YOUR TASK: Check every line of the entries that follow, and copy the ones containing "this".

RECORD SET:
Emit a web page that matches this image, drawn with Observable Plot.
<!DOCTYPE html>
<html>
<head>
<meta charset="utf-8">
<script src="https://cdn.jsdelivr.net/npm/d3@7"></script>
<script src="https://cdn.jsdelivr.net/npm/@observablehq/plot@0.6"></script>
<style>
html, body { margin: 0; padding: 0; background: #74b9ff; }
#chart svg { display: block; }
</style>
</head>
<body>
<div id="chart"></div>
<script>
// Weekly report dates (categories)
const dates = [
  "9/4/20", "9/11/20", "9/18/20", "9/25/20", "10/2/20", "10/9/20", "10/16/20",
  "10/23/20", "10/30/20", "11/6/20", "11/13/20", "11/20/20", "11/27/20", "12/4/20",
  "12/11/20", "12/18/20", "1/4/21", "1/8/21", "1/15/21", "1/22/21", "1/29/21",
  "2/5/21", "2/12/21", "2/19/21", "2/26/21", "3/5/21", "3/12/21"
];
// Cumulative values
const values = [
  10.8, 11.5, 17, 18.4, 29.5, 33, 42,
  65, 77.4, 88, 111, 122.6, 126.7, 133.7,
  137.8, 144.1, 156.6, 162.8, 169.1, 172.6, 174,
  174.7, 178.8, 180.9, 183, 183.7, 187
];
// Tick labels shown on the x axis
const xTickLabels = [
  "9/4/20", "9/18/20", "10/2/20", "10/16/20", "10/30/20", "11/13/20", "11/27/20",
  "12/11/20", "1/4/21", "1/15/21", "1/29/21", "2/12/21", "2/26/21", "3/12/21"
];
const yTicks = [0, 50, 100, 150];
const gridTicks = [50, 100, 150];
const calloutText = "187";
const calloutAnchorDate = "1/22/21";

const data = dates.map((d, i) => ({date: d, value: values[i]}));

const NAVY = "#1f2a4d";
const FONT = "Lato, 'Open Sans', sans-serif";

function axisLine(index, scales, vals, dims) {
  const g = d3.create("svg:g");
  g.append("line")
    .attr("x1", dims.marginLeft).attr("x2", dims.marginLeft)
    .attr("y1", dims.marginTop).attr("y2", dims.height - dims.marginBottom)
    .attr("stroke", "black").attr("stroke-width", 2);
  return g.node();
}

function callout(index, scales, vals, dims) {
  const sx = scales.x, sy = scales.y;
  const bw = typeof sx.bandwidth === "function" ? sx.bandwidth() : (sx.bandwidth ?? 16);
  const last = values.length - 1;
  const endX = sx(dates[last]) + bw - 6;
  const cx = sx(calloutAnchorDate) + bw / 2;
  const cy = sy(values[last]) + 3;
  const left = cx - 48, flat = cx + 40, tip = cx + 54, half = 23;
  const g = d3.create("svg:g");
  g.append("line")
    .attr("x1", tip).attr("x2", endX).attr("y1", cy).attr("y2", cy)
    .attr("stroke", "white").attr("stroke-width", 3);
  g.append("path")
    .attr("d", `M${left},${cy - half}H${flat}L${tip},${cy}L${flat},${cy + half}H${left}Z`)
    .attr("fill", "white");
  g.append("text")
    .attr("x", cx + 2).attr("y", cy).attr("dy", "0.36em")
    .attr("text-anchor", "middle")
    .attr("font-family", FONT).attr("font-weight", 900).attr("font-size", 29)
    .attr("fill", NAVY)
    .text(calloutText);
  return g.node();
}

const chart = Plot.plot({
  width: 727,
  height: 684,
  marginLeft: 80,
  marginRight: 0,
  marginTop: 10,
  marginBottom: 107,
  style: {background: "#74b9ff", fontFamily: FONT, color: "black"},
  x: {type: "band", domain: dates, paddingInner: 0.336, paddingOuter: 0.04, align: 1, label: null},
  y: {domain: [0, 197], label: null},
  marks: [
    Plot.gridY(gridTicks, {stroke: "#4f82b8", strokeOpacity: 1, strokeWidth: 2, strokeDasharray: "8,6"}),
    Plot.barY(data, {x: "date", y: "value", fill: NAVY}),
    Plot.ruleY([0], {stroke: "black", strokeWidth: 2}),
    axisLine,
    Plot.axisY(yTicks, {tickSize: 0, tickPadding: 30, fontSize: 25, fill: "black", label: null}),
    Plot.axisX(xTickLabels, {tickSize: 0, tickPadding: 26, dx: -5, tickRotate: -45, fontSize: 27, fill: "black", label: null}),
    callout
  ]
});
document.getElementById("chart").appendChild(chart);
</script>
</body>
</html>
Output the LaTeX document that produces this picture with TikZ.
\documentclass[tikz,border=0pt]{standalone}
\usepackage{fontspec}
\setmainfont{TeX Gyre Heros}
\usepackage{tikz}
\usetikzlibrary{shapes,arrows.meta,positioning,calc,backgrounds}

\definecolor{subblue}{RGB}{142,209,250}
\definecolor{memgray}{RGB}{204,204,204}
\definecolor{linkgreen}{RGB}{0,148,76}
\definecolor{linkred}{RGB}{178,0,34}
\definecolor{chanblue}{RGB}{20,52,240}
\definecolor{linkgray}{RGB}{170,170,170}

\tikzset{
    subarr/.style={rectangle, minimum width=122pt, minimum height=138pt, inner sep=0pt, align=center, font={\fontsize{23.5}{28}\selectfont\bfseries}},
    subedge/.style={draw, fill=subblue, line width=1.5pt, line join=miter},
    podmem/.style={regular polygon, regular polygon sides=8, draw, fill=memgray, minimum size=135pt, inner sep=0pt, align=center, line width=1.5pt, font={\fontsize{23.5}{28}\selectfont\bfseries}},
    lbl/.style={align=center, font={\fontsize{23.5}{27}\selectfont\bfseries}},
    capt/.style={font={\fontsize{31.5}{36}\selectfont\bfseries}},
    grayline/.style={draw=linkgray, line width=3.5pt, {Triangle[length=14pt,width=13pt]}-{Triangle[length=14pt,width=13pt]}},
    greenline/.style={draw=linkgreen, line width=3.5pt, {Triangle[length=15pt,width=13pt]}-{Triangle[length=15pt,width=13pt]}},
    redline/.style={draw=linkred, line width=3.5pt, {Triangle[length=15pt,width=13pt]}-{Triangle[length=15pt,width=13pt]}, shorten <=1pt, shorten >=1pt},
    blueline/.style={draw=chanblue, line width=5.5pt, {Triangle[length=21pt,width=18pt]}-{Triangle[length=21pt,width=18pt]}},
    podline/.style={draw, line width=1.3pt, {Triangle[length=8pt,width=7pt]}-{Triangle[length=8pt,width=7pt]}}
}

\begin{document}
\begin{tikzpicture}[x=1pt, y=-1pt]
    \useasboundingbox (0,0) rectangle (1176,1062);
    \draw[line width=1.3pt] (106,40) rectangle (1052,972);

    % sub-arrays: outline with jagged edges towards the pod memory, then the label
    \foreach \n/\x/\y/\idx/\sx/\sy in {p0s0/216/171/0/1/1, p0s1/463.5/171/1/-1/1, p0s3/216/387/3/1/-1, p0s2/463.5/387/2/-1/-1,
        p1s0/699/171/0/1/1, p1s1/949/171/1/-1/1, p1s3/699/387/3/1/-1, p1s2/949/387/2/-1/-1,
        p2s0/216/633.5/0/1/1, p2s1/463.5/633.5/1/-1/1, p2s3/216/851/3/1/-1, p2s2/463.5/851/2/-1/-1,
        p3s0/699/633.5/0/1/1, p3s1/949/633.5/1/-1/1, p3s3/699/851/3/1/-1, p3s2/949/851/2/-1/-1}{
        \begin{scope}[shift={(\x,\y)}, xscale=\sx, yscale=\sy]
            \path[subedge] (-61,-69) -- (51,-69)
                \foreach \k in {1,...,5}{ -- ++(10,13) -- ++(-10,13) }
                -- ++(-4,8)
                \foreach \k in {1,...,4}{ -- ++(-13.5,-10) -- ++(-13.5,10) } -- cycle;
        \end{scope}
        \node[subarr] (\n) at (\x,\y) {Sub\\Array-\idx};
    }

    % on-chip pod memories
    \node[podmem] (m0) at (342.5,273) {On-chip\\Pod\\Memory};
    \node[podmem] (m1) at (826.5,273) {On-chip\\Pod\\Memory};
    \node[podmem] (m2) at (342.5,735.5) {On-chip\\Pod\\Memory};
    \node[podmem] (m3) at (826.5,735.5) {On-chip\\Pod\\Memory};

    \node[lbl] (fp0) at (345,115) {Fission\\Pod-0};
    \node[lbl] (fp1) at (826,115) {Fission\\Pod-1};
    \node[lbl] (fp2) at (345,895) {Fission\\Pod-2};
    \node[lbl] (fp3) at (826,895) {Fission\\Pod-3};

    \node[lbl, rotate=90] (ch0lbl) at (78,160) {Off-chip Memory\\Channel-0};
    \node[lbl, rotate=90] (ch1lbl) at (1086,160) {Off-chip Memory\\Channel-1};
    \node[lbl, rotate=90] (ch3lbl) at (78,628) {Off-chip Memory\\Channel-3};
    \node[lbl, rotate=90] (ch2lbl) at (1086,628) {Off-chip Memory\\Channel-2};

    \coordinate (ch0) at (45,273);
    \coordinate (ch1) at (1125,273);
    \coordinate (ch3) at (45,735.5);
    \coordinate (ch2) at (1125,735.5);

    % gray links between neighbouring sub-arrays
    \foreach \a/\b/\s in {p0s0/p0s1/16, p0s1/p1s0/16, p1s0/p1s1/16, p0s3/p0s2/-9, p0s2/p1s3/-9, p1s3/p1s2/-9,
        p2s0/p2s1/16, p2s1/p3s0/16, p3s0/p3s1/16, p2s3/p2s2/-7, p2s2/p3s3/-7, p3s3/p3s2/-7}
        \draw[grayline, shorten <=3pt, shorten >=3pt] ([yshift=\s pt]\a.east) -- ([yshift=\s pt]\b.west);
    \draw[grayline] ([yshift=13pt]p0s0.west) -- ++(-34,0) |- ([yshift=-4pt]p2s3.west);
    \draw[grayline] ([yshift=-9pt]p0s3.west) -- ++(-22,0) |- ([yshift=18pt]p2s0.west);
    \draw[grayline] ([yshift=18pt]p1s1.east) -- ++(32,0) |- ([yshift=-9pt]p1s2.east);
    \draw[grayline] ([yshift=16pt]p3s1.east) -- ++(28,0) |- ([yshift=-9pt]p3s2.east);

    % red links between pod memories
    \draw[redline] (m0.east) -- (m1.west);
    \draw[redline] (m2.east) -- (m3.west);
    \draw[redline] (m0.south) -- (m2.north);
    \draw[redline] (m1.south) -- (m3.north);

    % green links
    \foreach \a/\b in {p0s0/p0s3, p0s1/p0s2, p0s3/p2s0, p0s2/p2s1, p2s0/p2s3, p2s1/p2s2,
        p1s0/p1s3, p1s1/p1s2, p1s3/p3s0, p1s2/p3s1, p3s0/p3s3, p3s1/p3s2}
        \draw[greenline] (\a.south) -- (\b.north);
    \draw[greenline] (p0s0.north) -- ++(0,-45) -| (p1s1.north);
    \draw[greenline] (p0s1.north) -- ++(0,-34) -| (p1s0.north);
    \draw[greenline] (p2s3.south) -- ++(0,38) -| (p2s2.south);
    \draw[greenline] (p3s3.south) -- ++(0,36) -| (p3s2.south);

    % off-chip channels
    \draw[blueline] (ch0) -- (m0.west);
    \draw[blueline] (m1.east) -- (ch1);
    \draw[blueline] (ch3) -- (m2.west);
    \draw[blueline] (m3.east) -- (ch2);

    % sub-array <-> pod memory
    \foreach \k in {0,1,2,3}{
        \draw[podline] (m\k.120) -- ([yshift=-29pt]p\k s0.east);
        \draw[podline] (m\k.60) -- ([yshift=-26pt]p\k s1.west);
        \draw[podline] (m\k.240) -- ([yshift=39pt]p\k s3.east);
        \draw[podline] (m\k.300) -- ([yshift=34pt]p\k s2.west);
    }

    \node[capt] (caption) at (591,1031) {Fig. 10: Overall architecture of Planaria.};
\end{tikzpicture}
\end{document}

EXERCISE RESULT:
Emit a web page that matches this image, drawn with Observable Plot.
Output the LaTeX document that produces this picture with TikZ.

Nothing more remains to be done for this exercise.